Infrastructure implementation:

It’s noteworthy that Senegal initially hosted the OIC summit in 1991.

· During the OIC 6th Sessions in 1991, hosted by Senegal from December 9-11, the King Fahd Palace Hotel and Conference Center were constructed, which remains the largest conference center in West Africa to this day, with a capacity of 5000.

· Senegal made significant improvements to its economy and infrastructure as part of the benefits package from hosting the 11th OIC summit. However, many of these infrastructure projects were completed after the summit itself.

· Hotels like Radisson Blu and Terrou Bi were built in 2009, along with other five-star hotels, after the summit.

· Several hotels in Saly were remodeled and modernized to accommodate delegates since the four planned five-star hotels were not completed in time for the summit.

· Hotels such as Pullman Hotel and King Fahd Hotel in Dakar received grants to upgrade their facilities for VIP guests.

· Senegal’s main container terminal was rebuilt, establishing it as one of the premier seaports in West Africa.

· A 210KM road between Linguere and Matam was constructed.

· Roads from the main airports to the city center were developed.

· 78 KM of roads within the greater Dakar area underwent rehabilitation and construction.

It’s also important to note that the majority of Senegal’s infrastructural developments were completed after the 2008 OIC summit. For instance, a temporary luxury ship was commissioned at Dakar seaport to accommodate high-level guests due to the delayed readiness of the OIC hotels. Therefore, the delayed completion of infrastructural projects in Gambia is not unique to Gambia and should not be solely considered as a measuring rod to determine failure or success of the summit. It is the total missed opportunities that Gambians should be concerned about.
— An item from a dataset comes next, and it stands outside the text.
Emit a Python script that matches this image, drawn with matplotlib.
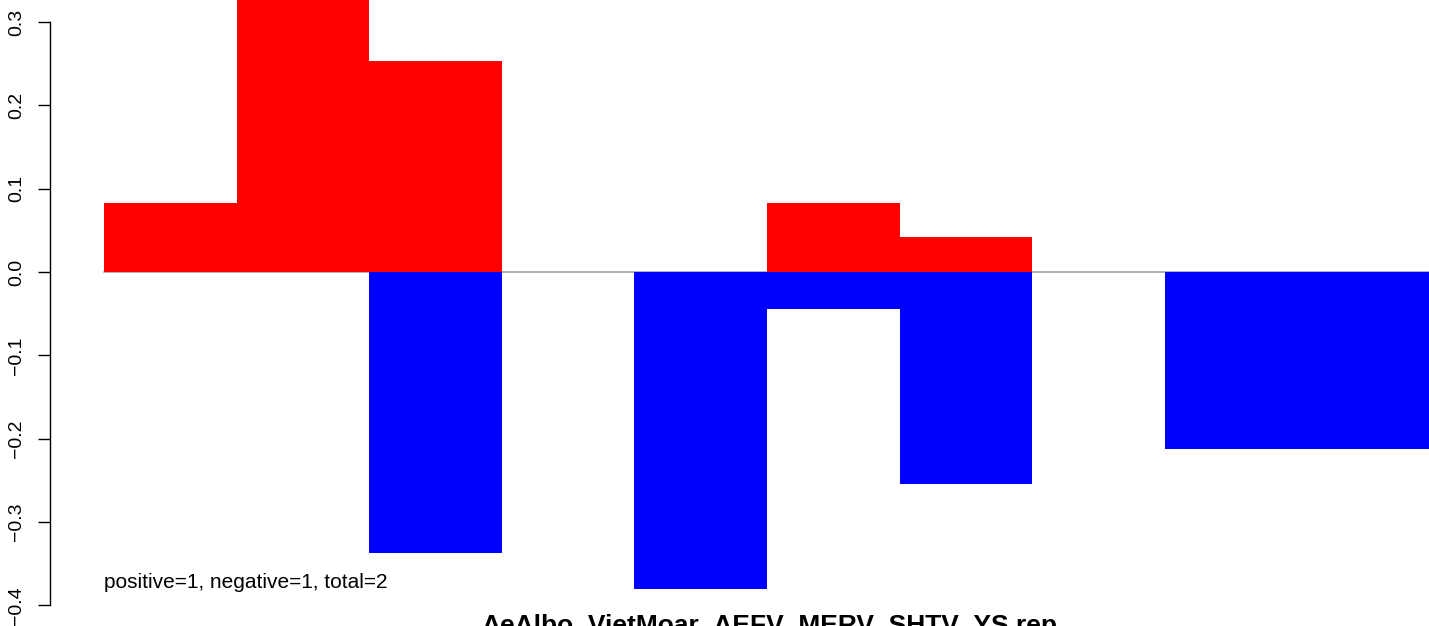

On the other hand, The Gambia has benefited from the following infrastructural developments:

· A VVIP lounge at the Banjul International Airport, valued at $10.5 million.

· The construction of a $79 million, 22KM road from the airport junction to Sting Corner.

· Ongoing construction and rehabilitation of 50KM of feeder roads within the greater Banjul area, funded by the Saudi Fund for Development ($50 million).

· Completion of a state-of-the-art $50 million conference center, sponsored by the People’s Republic of China.

· Plans for a water treatment plant, though yet to be realized, with $22 million secured for the project.

· Allocation of $32 million for the improvement of NAWEC electricity and water supply, pending realization.

· A $100 million contract for the construction of a five-star hotel, signed with a foreign Senegalese investor, which currently appears doubtful for completion in the foreseeable future.

Missed Opportunities for Gambia:

· Despite Morocco’s pledge of $22 million to build a border control surveillance center to strengthen our national security, the pledge was rescinded for unclear reasons.

· Gambia overlooked the opportunity to expand its airport, runway, and other facilities to attract major airlines post-summit, potentially making it a central hub in West Africa.

· The failure to construct a five-star hotel hindered efforts to revitalize the struggling tourism industry.

· Hoteliers received inadequate financial support to upgrade their infrastructure for summit delegates, impacting the tourism sector.

· Saudi Arabia’s pledge to build a five-star hotel for VIP delegates was never fulfilled.

· Negotiations with Azerbaijan for a $50 million grant for OIC operations and road expansions collapsed due to a diplomatic blunder, resulting in lost funding.

· The King of Saudi Arabia’s pledge of 110 luxury vehicles for VIP guests did not materialize.

· The World Bank’s feasibility study at the Banjul container terminal, aimed at attracting foreign investors like Dubai World, was derailed by dubious dealings, missing out on potential benefits similar to Senegal’s partnership.

· Gambia failed to attract investment to overhaul the telecommunications sector.

· Diversification of OIC development projects to other regions, as Senegal did with the construction of a 210KM road from Linguere to Matam, was not pursued.

Considering these factors, one may question the success of the OIC summit in comparison to our neighboring state. I leave it to the Gambian people and readers to decide. Be your own judge.